Leaves add color to my life

Published 11:59 pm Tuesday, October 20, 2009

Monday, I stepped out into the chilly morning and took a deep breath. I smiled as I recognized the smell of a wood-burning fireplace mingling with the fresh fall air. Autumn is finally here and I celebrated its arrival.

The trees along the banks of the lake announced the impending shift in seasons several weeks ago when the first leaves started changing colors. There were only a few of them sprinkled here and there among the dark green of late summer foliage, but they held the promise of more to come.

Now with cooler temperatures, it won’t be long until the woods are a blaze of orange, yellow, red and even purple. I thought about that this morning as I stood at my door looking at the trees in the distance. I love this time of year when Mother Nature paints the landscape in a final burst of color before settling down for a winter nap.

An e-mail I received sent me on a search to learn more about what happens this time of year and why the leaves turn from green to gold. What I discovered is both interesting and amazing.

It seems the leaves do not actually change colors. The brilliant hues of autumn exist inside them all the time. One Web site explained it this way:

Inside a leaf, there are packages of color. The name of the green packages is chlorophyll. The yellow is xanthophylls and the orange is carotene.

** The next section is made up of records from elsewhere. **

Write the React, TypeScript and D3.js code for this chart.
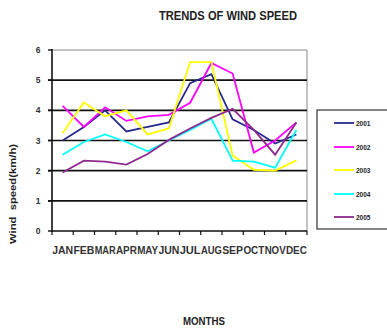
import React from "react";
import * as d3 from "d3";

const months = ["JAN","FEB","MAR","APR","MAY","JUN","JUL","AUG","SEP","OCT","NOV","DEC"];
const seriesNames = ["2001","2002","2003","2004","2005"];
const s2001 = [3.0, 3.45, 4.0, 3.3, 3.45, 3.6, 4.9, 5.2, 3.7, 3.35, 2.9, 3.2];
const s2002 = [4.15, 3.45, 4.1, 3.65, 3.8, 3.85, 4.25, 5.57, 5.22, 2.6, 3.0, 3.6];
const s2003 = [3.25, 4.26, 3.8, 4.0, 3.2, 3.4, 5.6, 5.6, 2.5, 2.03, 2.0, 2.34];
const s2004 = [2.53, 2.95, 3.2, 2.95, 2.64, 3.0, 3.35, 3.72, 2.33, 2.3, 2.1, 3.35];
const s2005 = [1.94, 2.33, 2.3, 2.2, 2.55, 3.02, 3.4, 3.75, 4.05, 3.35, 2.53, 3.6];
const yTicks = [0, 1, 2, 3, 4, 5, 6];
const colors = ["#2a2a8c", "#ff00ff", "#ffff00", "#00ffff", "#8e2a8e"];

const W = 387, H = 329;
const left = 52, right = 307, top = 50, bottom = 231;

export default function App() {
  const allSeries = [s2001, s2002, s2003, s2004, s2005];
  const x = d3.scaleBand().domain(months).range([left, right]);
  const y = d3.scaleLinear().domain([0, 6]).range([bottom, top]);
  const line = d3.line<number>()
    .x((_, i) => (x(months[i]) as number) + x.bandwidth() / 2)
    .y((d) => y(d));
  const font = "'Liberation Sans', Arial, sans-serif";
  const legendRows = [123, 147, 170, 194, 217];
  return (
    <svg width={W} height={H} style={{ position: "absolute", left: 0, top: 0, background: "#fff" }}
      fontFamily={font}>
      <text x={228} y={19.5} textAnchor="middle" fontSize={12} fontWeight="bold" fill="#222"
        textLength={138} lengthAdjust="spacingAndGlyphs">
        TRENDS OF WIND SPEED
      </text>
      {/* plot border (top/right) */}
      <line x1={left} x2={right} y1={top} y2={top} stroke="#888" strokeWidth={1} />
      <line x1={right} x2={right} y1={top} y2={bottom} stroke="#888" strokeWidth={1} />
      {/* gridlines */}
      {yTicks.filter((t) => t > 0 && t < 6).map((t) => (
        <line key={t} x1={left - 4} x2={right} y1={y(t)} y2={y(t)} stroke="#111" strokeWidth={1.6} />
      ))}
      {/* y ticks */}
      {yTicks.map((t) => (
        <g key={"yt" + t}>
          <line x1={left - 4} x2={left} y1={y(t)} y2={y(t)} stroke="#111" strokeWidth={1.4} />
          <text x={38} y={y(t) + 3} textAnchor="middle" fontSize={8.5} fontWeight="bold" fill="#333">{t}</text>
        </g>
      ))}
      {/* axes */}
      <line x1={left} x2={left} y1={top - 1} y2={bottom + 1} stroke="#111" strokeWidth={1.6} />
      <line x1={left} x2={right} y1={bottom} y2={bottom} stroke="#111" strokeWidth={1.6} />
      {/* x ticks */}
      {months.concat(["end"]).map((m, i) => {
        const xx = left + i * x.bandwidth();
        return <line key={"xt" + i} x1={xx} x2={xx} y1={bottom} y2={bottom + 4} stroke="#111" strokeWidth={1.2} />;
      })}
      {months.map((m) => (
        <text key={"xl" + m} x={(x(m) as number) + x.bandwidth() / 2} y={254} textAnchor="middle"
          fontSize={10} fontWeight="bold" fill="#333" textLength={21} lengthAdjust="spacingAndGlyphs">{m}</text>
      ))}
      {/* series */}
      {allSeries.map((s, k) => (
        <path key={"s" + k} d={line(s) || ""} fill="none" stroke={colors[k]} strokeWidth={1.8} />
      ))}
      {/* axis titles */}
      <text x={204} y={325} textAnchor="middle" fontSize={10.5} fontWeight="bold" fill="#222"
        textLength={42} lengthAdjust="spacingAndGlyphs">MONTHS</text>
      <text transform={`translate(16,194) rotate(-90)`} textAnchor="middle" fontSize={9} fontWeight="bold"
        fill="#222" style={{ whiteSpace: "pre" }} textLength={100} lengthAdjust="spacingAndGlyphs">{"Wind  speed(km/h)"}</text>
      {/* legend */}
      <rect x={317} y={110} width={80} height={119} fill="#fff" stroke="#333" strokeWidth={1.2} />
      {seriesNames.map((n, k) => (
        <g key={"lg" + n}>
          <line x1={334} x2={354} y1={legendRows[k]} y2={legendRows[k]} stroke={colors[k]} strokeWidth={1.8} />
          <text x={356} y={legendRows[k] + 2.5} fontSize={6.5} fontWeight="bold" fill="#222">{n}</text>
        </g>
      ))}
    </svg>
  );
}
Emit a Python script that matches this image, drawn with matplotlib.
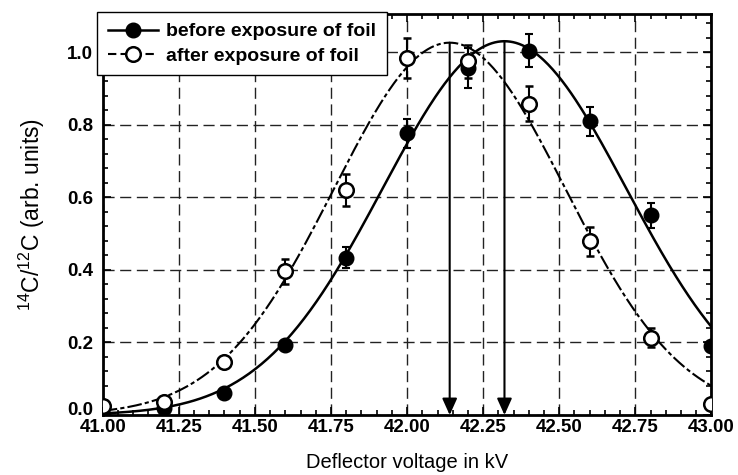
import numpy as np
import matplotlib
matplotlib.use('Agg')
import matplotlib.pyplot as plt
from matplotlib.lines import Line2D
from matplotlib.ticker import MultipleLocator

# measured points
voltage = [41.0, 41.2, 41.4, 41.6, 41.8, 42.0, 42.2, 42.4, 42.6, 42.8, 43.0]
before = [0.0, 0.02, 0.06, 0.194, 0.434, 0.776, 0.955, 1.004, 0.81, 0.55, 0.19]
before_err = [0.0, 0.0, 0.0, 0.0, 0.03, 0.04, 0.055, 0.046, 0.04, 0.035, 0.0]
after = [0.025, 0.035, 0.146, 0.396, 0.62, 0.985, 0.975, 0.858, 0.479, 0.213, 0.03]
after_err = [0.0, 0.0, 0.0, 0.035, 0.045, 0.055, 0.045, 0.048, 0.04, 0.026, 0.0]

# gaussian fits (amplitude, centre, sigma)
fit_before = (1.03, 42.32, 0.40)
fit_after = (1.026, 42.14, 0.381)

x_ticks = [41.00, 41.25, 41.50, 41.75, 42.00, 42.25, 42.50, 42.75, 43.00]
y_ticks = [0.0, 0.2, 0.4, 0.6, 0.8, 1.0]

plt.rcParams['font.family'] = ['Liberation Sans', 'DejaVu Sans']
plt.rcParams['mathtext.default'] = 'regular'

fig = plt.figure(figsize=(7.38, 4.75), dpi=100)
ax = fig.add_axes([0.1392, 0.1263, 0.8248, 0.8442])


def gauss(x, p):
    a, mu, s = p
    return a * np.exp(-(x - mu) ** 2 / (2 * s ** 2))


xs = np.linspace(41.0, 43.0, 400)
ax.plot(xs, gauss(xs, fit_before), color='black', lw=1.8, zorder=3)
ax.plot(xs, gauss(xs, fit_after), color='black', lw=1.5,
        linestyle=(0, (7, 1.5, 2, 1.5)), zorder=3)

ax.errorbar(voltage, before, yerr=before_err, fmt='o', color='black',
            ms=10.5, capsize=3, elinewidth=1.5, capthick=1.5, zorder=4)
ax.errorbar(voltage, after, yerr=after_err, fmt='o', color='black',
            mfc='white', mec='black', mew=1.8, ms=10.5, capsize=3,
            elinewidth=1.5, capthick=1.5, zorder=5)

# arrows from the fitted peaks down to the axis
for p in (fit_after, fit_before):
    ax.annotate('', xy=(p[1], 0.0), xytext=(p[1], p[0]),
                arrowprops=dict(arrowstyle='-|>,head_length=1.0,head_width=0.45',
                                color='black', lw=1.5, shrinkA=0, shrinkB=0),
                zorder=3)

ax.set_xlim(41.0, 43.0)
ax.set_ylim(0.0, 1.105)
ax.set_xticks(x_ticks)
ax.set_xticklabels(['%.2f' % t for t in x_ticks])
ax.set_yticks(y_ticks)
ax.set_yticklabels(['%.1f' % t for t in y_ticks])
ax.xaxis.set_minor_locator(MultipleLocator(0.05))
ax.yaxis.set_minor_locator(MultipleLocator(0.04))
ax.tick_params(which='both', direction='in', top=True, right=True,
               width=1.2, labelsize=13.5)
ax.tick_params(which='major', length=6)
ax.tick_params(which='minor', length=3.5)
ax.tick_params(axis='x', pad=3)
ax.tick_params(axis='y', pad=7)
for lab in ax.get_xticklabels() + ax.get_yticklabels():
    lab.set_fontweight('bold')
# the bottom y label sits a little higher, clear of the x labels
ax.get_yticklabels()[0].set_verticalalignment('baseline')
for sp in ax.spines.values():
    sp.set_linewidth(2)

ax.grid(True, which='major', color='#222222', lw=1.0, linestyle=(0, (8, 4)))
ax.set_axisbelow(True)

ax.set_xlabel('Deflector voltage in kV', fontsize=14.5, labelpad=12)
ax.set_ylabel(r'$^{14}$C/$^{12}$C (arb. units)', fontsize=16.5, labelpad=14)

handles = [
    Line2D([], [], color='black', lw=1.8, marker='o', ms=10.5),
    Line2D([], [], color='black', lw=1.5, linestyle=(0, (4, 2)), marker='o',
           ms=10.5, mfc='white', mew=1.8),
]
leg = ax.legend(handles, ['before exposure of foil', 'after exposure of foil'],
                loc='upper left', bbox_to_anchor=(-0.009, 1.005), borderaxespad=0,
                frameon=True, fancybox=False, edgecolor='black', framealpha=1,
                prop={'weight': 'bold', 'size': 14}, handlelength=2.55,
                borderpad=0.55, labelspacing=0.35, handletextpad=0.45)
leg.get_frame().set_linewidth(1.0)
leg.set_zorder(10)

fig.savefig('out.png', dpi=100)
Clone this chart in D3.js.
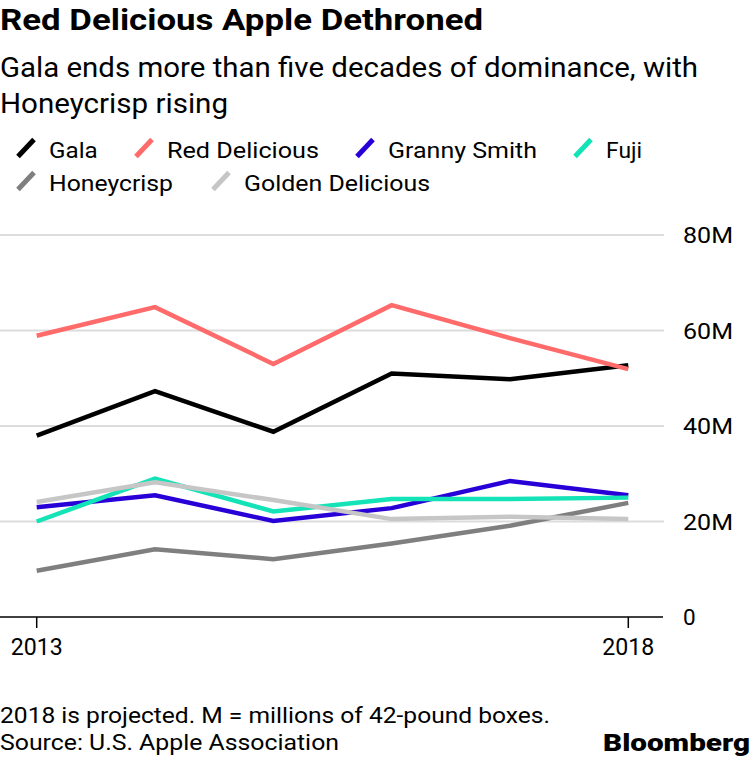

During the summer months, the green package is the dominant one that’s busy producing food for the trees. Because it is so busy, the green color covers up any other colors in the leaves.

When fall approaches, the tree prepares for the change by growing a thin layer of cells over water tubes in the leaves; no more water gets into the leaf. As the Web site explained:

“Without the water, the green chlorophyll starts to disappear and the other colors in the leaf — the yellow xanthophylls packages and the orange carotene packages are seen. The leaves don’t really ‘turn’ a certain color — they just lose their green.”

The red or purple leaves are that color because when the layer of cells grows over the water tubes, sugar trapped inside the leaf causes it to look red or purple.

As I thought about the glorious colors we associate with fall, I wondered if there is a lesson here for us humans, a lesson about maturing into our own colors.

What if the real glory of life is not in the busyness that keeps us green — the rush of life to do more, be more, get more. What if true joy comes by slowing down a bit, preparing for the inevitable changes life brings by letting a protective layer of stillness grow so less gets in to upset the calm center.

Perhaps that stillness, that maturity of spirit allows the colors hidden beneath the surface of life to appear and shine with unimagined brilliance. And if, like the purple and red leaves with their trapped sugar, we hold onto a bit of sweetness as we move through life, our souls shine with even more.

That, I think, is a nice thing to contemplate as I breathe in the cool October air enjoying the view of the trees along the lake as the busyness of green gives way to the hidden colors of fall.